Payload transfer frames are wrapped into offline frames of type PAYLOAD_TRANSFER
. These are then encrypted as described above. Meaning of the important payload transfer frame fields is as follows:
- header: the metadata
- id: the payload identifier within the connection. Allows transferring multiple payloads in parallel. You use it to keep track of multiple transfers, associate buffers and files to it, etc.
- type: either
BYTES
orFILE
- totalSize: self-explanatory
- chunk: the data itself
- offset: the offset at which this chunk needs to be written into the buffer or file
- flags: if
LAST_CHUNK
(bit 0) is set, the transfer is complete and this is the last chunk - body: the data bytes themselves
Android does this thing where it sends 2 payload transfer frames in succession for each negotiation message: the first contains the entire message, the second contains 0 bytes but has the LAST_CHUNK
flag set. I replicated this behavior in NearDrop.

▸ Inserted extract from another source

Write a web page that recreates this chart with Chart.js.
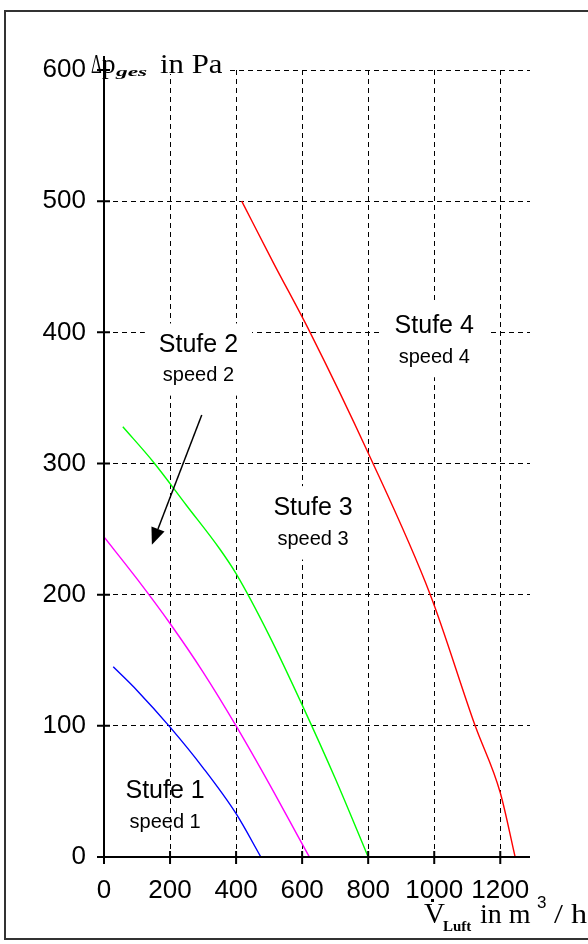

The client and the server send each other a "paired key encryption" frame, wrapped into the payload layer. Presumably, this is used for all the visibility-restriction phone number stuff. Also presumably getting the data contained within involves talking to Google servers. I set secretIDHash
to 6 random bytes and signedData
to 72 random bytes in the ones I send. It works fine.
After that, the client and the server send each other a "paired key result" frame. Both have status
set to UNABLE
. Whatever.
These and following protobuf messages are specific to Nearby Share and are defined here.
After the successful exchange of the meaningless paired key encryption frames, the client sends an "introduction" frame to the server. This contains the list of files that the client is about to send to the server. The fields should be self-explanatory. The payload_id
will be used in the payload layer for transferring that particluar file.
At this point, Android shows that the connection was successful and displays the PIN code. The server would prompt the user to accept the transfer.
To accept the transfer, the server sends a "response" frame with status
set to ACCEPT
. The client will then start sending file chunks over the payload layer. You did it 🎉
Do the same but set status
to REJECT
. There are also other status codes, like NOT_ENOUGH_SPACE
, that result in Android showing a different error.
Android sends offline frames of type KEEP_ALIVE
every 10 seconds and expects the server to do the same. If you don't, it will terminate the connection after a while thinking your app crashed or something. This especially comes into play when sending large files. No, TCP's built-in acknowledgements are not enough. There are so many abstraction layers that whoever came up with this forgot about them.
Nearby Connections, the underlying layer of Nearby Share, supports running over different "mediums" as Google calls them. Wi-Fi LAN is one of them. Bluetooth, BLE, Wi-Fi Direct, to name a few, are others.
The server is in charge of choosing the medium. The client specifies its supported mediums in its "connection request" packet. The server then intersects that with its own set of supported mediums. After the transfer is accepted, the server may ask the client for a "bandwidth upgrade" by sending a corresponding packet with its chosen medium and authentication credentials, if any.
It is still not clear how the actual medium switch occurs.